Articles

Only a donkey doesn't change his mind   

By Moshe Arens

 

Eight months after the execution of the disengagement plan, involving the

forcible removal of 10,000 Israelis from their homes, amid the ongoing

negotiations for the establishment of a new coalition government, which

envisages the forcible removal of another 100,000 Israelis from their homes, it

is time to take a good look at what has already been done before deciding to

proceed along the same path.

 

The underlying assumptions of the unilateral withdrawal plan were that any part

of the Land of Israel that the current government assumes should not be included

within the eventual borders of the State of Israel should be cleared of the

presence of all Jews residing there, and that the Israeli government is entitled

to forcibly remove them from their homes there. These are no trivial assumptions

and their validity even when supported by a majority of Knesset members and

approved by a majority judgment of the Israeli Supreme Court is highly

questionable. They run counter to the inherent rights that the Jewish people

have claimed for generations to live and settle in the Land of Israel, a right

that has been confirmed by the international community in the League of Nations

mandate for Palestine.
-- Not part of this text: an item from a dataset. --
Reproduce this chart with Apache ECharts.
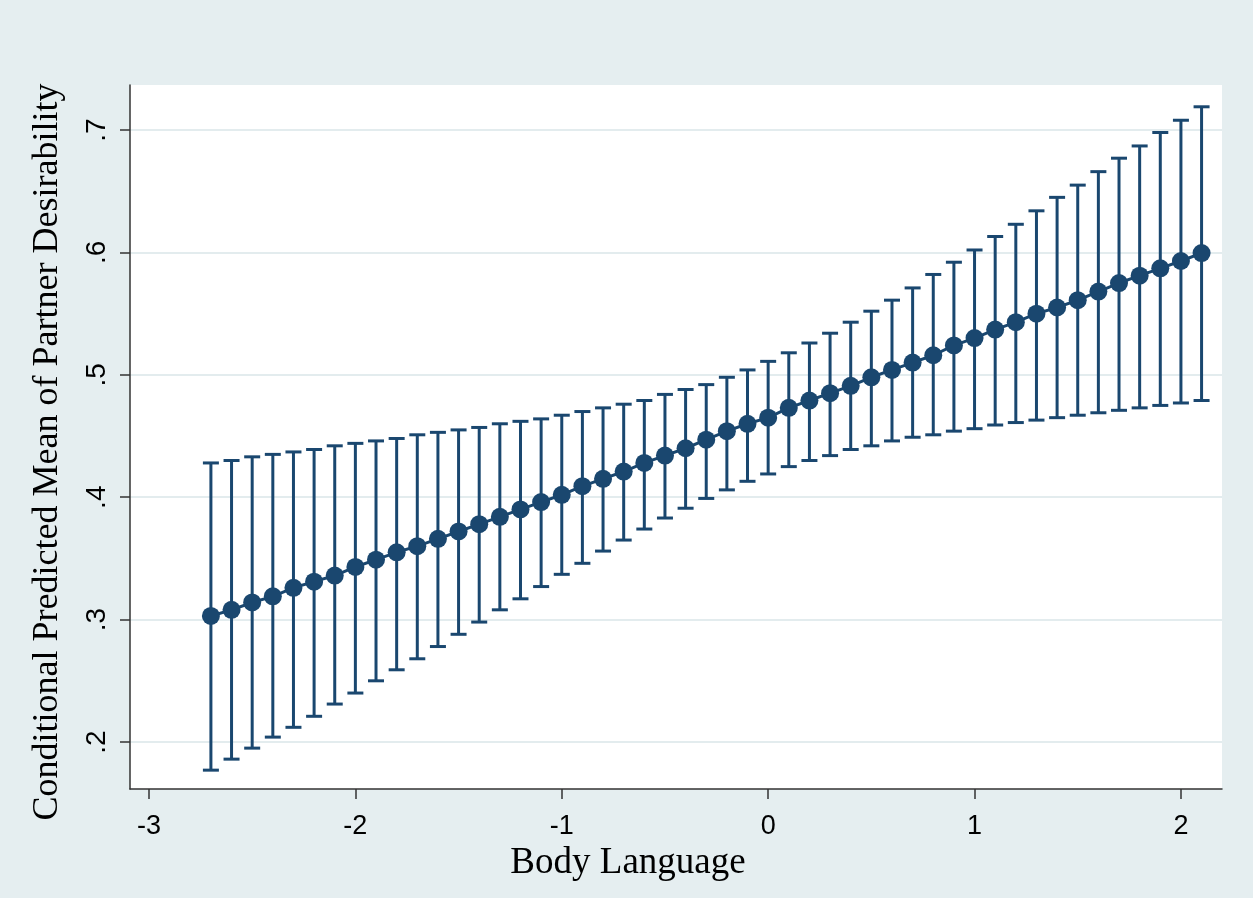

They also constitute a blatant violation of the civil

rights of those Israeli citizens who are being forcibly removed from their

homes; it is a process that is unimaginable in any other democratic society in this day and age. Not to mention that the very idea that the presence of Jews should be prohibited anywhere on this globe, simply because they are Jews, should be abhorrent to any civilized person.

 

There is no need to think back to the days of the Holocaust to realize that this

runs counter to the most basic of human values, and that no ultimate goal, no

matter how seemingly worthy at the moment, can possibly justify it. The claim by

the advocates of the "inward withdrawal" plan that this is the path toward a

"Jewish democratic State" is laughable. It may very well be the path to

perdition.

 

But leaving aside for the moment the question of human values, and the basic

rights of the Jewish people to live in this land, what about the immediate costs

and benefits of the recent disengagement "adventure"?

 

Gush Katif, the largest and oldest of the "settlement blocs," the settlement

blocs which the advocates of disengagement pretend to have made the subject of a

national consensus, and for which they advance the groundless claim that they

have even obtained international recognition, has been destroyed, its residents

forcibly removed from their homes and deprived of their livelihood. That this

barbaric act is justifiable because it will "save" other settlement blocs is

highly questionable.

 

Ten thousand Israelis have been made homeless and been added to the ranks of the

unemployed. Six months after the disengagement, most of them are still living in

temporary quarters with little likelihood of being able to earn a livelihood in

their professions in the future. A hundred thousand Israeli citizens living in

Judea and Samaria now live in fear of having to share their fate in the years to

come. And Qassam rockets are falling daily onto the outskirts of Ashkelon,

launched from the area from which Israeli settlements were removed as part of

the disengagement plan six months ago.

 

The warnings of drastic retaliation by government spokesmen after the

disengagement, and the attempts to halt these attacks by continuous artillery

bombardments have proven useless and damaged Israel's deterrent against

Palestinian terror. In the meantime, the lives of Palestinians living in the

area who have no connection to the launching of the Qassams are being endangered

on a daily basis. This is not making Israel more popular in the world.

 

And Hamas has come to power in the areas controlled by the Palestinians, no

doubt in large measure due to the Palestinian perception that the Israeli

disengagement, which they see as a retreat under fire, was the direct result of

the terror campaign waged by Hamas against Israelis in recent years.

 

And the benefits? Israeli demographics have not changed by an iota as a result

of the disengagement, and whatever international approval Israel enjoyed

following the withdrawal, was based primarily on the assumption in much of the

world that this was a first step toward an Israeli withdrawal to the 1967 lines,

and is obviously going to be of short duration. There is no historical precedent

to justify the government's expectation that it will obtain international

recognition for the borders it intends to establish unilaterally. That is not

going to happen.

 

The Kadima members, who were formerly members of the Likud, when questioned

about their ideological about-face tend to quote one of Moshe Dayan's less

profound aphorisms: Only a donkey does not change his mind. Now that we can

clearly see the disadvantages of the disengagement process, while they

stubbornly insist that they still intend to proceed on the same path, they need

to be reminded that only donkeys do not change their minds.